Objective: Reproduce the lines of the material exactly, excluding every image.

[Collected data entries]
+ + + + + + +

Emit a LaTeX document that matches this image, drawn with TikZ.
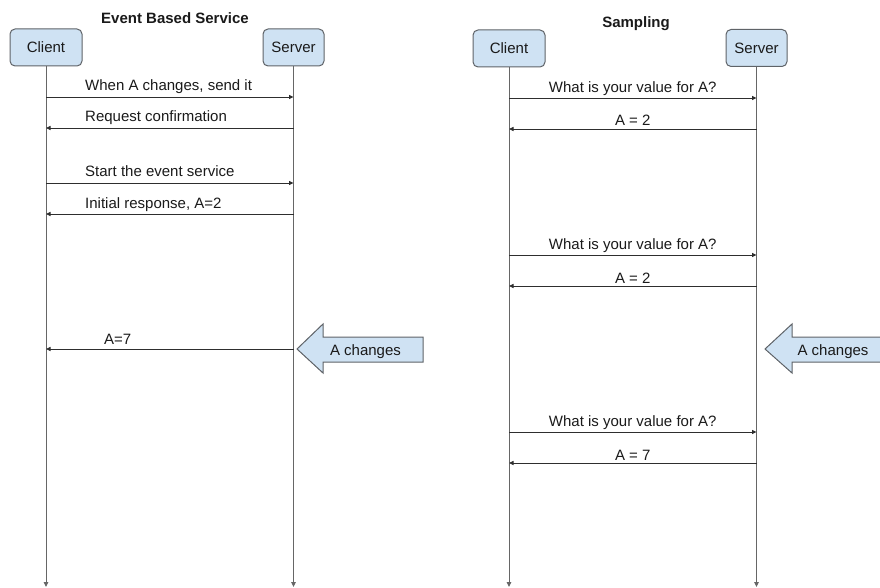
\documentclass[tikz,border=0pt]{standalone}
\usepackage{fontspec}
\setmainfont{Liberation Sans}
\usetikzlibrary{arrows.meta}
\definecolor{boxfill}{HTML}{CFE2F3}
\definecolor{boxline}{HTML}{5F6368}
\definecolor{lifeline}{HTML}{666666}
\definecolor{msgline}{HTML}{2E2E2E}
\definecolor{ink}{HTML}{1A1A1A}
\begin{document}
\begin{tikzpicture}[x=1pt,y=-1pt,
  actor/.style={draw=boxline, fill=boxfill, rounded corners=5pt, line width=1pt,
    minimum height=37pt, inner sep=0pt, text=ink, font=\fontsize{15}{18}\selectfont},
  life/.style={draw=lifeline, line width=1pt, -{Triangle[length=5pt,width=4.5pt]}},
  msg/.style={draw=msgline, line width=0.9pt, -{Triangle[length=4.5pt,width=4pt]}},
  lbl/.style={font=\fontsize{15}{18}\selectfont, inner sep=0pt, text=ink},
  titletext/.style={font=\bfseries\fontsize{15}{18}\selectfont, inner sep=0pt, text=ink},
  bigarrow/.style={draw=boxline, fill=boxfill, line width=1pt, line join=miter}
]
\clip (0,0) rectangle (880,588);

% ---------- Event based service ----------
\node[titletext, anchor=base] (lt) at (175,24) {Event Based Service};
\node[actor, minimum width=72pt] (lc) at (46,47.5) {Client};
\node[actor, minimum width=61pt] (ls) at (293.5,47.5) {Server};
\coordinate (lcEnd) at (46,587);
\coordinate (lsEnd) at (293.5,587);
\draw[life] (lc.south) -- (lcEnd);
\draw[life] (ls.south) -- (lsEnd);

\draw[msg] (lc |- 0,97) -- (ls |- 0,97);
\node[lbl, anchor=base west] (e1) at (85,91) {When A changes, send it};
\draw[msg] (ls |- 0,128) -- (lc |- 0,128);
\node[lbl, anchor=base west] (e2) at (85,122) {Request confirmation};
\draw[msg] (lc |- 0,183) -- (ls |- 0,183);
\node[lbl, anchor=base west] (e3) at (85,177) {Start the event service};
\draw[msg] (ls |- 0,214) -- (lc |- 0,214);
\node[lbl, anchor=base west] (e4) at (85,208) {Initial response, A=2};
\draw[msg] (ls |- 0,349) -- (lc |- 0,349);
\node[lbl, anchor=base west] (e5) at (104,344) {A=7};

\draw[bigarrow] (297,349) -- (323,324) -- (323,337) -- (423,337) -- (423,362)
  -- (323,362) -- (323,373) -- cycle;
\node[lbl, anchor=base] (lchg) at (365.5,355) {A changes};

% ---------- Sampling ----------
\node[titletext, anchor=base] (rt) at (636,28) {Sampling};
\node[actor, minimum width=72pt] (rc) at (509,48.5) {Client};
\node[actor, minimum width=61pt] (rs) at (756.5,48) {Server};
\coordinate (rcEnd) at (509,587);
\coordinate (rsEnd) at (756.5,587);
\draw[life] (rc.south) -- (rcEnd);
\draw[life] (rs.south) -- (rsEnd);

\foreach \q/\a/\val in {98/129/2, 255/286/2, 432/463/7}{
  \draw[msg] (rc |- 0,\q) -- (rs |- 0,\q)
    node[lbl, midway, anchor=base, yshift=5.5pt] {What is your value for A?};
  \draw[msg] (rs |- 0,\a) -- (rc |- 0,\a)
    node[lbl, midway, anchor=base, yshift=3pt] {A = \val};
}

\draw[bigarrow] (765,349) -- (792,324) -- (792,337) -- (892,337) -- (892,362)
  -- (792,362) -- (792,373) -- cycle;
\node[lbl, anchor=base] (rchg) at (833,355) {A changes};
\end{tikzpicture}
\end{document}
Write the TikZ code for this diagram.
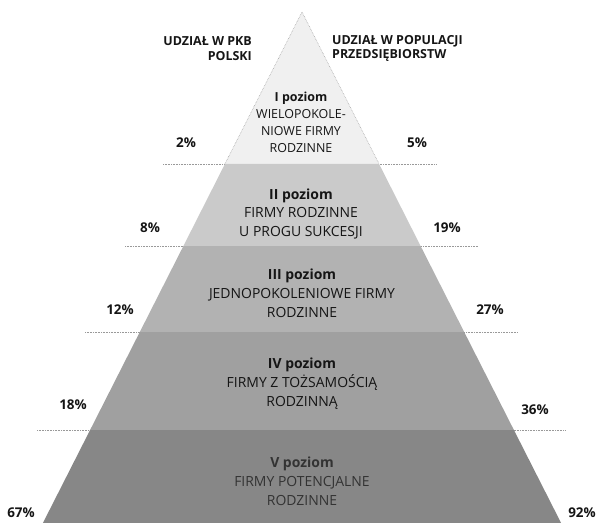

+ + + + + + +

Full answer:
Emit a LaTeX document that matches this image, drawn with TikZ.
\documentclass[tikz,border=0pt]{standalone}
\usepackage{fontspec}
\setmainfont{Liberation Sans}
\usetikzlibrary{arrows.meta}
\definecolor{boxfill}{HTML}{CFE2F3}
\definecolor{boxline}{HTML}{5F6368}
\definecolor{lifeline}{HTML}{666666}
\definecolor{msgline}{HTML}{2E2E2E}
\definecolor{ink}{HTML}{1A1A1A}
\begin{document}
\begin{tikzpicture}[x=1pt,y=-1pt,
  actor/.style={draw=boxline, fill=boxfill, rounded corners=5pt, line width=1pt,
    minimum height=37pt, inner sep=0pt, text=ink, font=\fontsize{15}{18}\selectfont},
  life/.style={draw=lifeline, line width=1pt, -{Triangle[length=5pt,width=4.5pt]}},
  msg/.style={draw=msgline, line width=0.9pt, -{Triangle[length=4.5pt,width=4pt]}},
  lbl/.style={font=\fontsize{15}{18}\selectfont, inner sep=0pt, text=ink},
  titletext/.style={font=\bfseries\fontsize{15}{18}\selectfont, inner sep=0pt, text=ink},
  bigarrow/.style={draw=boxline, fill=boxfill, line width=1pt, line join=miter}
]
\clip (0,0) rectangle (880,588);

% ---------- Event based service ----------
\node[titletext, anchor=base] (lt) at (175,24) {Event Based Service};
\node[actor, minimum width=72pt] (lc) at (46,47.5) {Client};
\node[actor, minimum width=61pt] (ls) at (293.5,47.5) {Server};
\coordinate (lcEnd) at (46,587);
\coordinate (lsEnd) at (293.5,587);
\draw[life] (lc.south) -- (lcEnd);
\draw[life] (ls.south) -- (lsEnd);

\draw[msg] (lc |- 0,97) -- (ls |- 0,97);
\node[lbl, anchor=base west] (e1) at (85,91) {When A changes, send it};
\draw[msg] (ls |- 0,128) -- (lc |- 0,128);
\node[lbl, anchor=base west] (e2) at (85,122) {Request confirmation};
\draw[msg] (lc |- 0,183) -- (ls |- 0,183);
\node[lbl, anchor=base west] (e3) at (85,177) {Start the event service};
\draw[msg] (ls |- 0,214) -- (lc |- 0,214);
\node[lbl, anchor=base west] (e4) at (85,208) {Initial response, A=2};
\draw[msg] (ls |- 0,349) -- (lc |- 0,349);
\node[lbl, anchor=base west] (e5) at (104,344) {A=7};

\draw[bigarrow] (297,349) -- (323,324) -- (323,337) -- (423,337) -- (423,362)
  -- (323,362) -- (323,373) -- cycle;
\node[lbl, anchor=base] (lchg) at (365.5,355) {A changes};

% ---------- Sampling ----------
\node[titletext, anchor=base] (rt) at (636,28) {Sampling};
\node[actor, minimum width=72pt] (rc) at (509,48.5) {Client};
\node[actor, minimum width=61pt] (rs) at (756.5,48) {Server};
\coordinate (rcEnd) at (509,587);
\coordinate (rsEnd) at (756.5,587);
\draw[life] (rc.south) -- (rcEnd);
\draw[life] (rs.south) -- (rsEnd);

\foreach \q/\a/\val in {98/129/2, 255/286/2, 432/463/7}{
  \draw[msg] (rc |- 0,\q) -- (rs |- 0,\q)
    node[lbl, midway, anchor=base, yshift=5.5pt] {What is your value for A?};
  \draw[msg] (rs |- 0,\a) -- (rc |- 0,\a)
    node[lbl, midway, anchor=base, yshift=3pt] {A = \val};
}

\draw[bigarrow] (765,349) -- (792,324) -- (792,337) -- (892,337) -- (892,362)
  -- (792,362) -- (792,373) -- cycle;
\node[lbl, anchor=base] (rchg) at (833,355) {A changes};
\end{tikzpicture}
\end{document}
Write the TikZ code for this diagram.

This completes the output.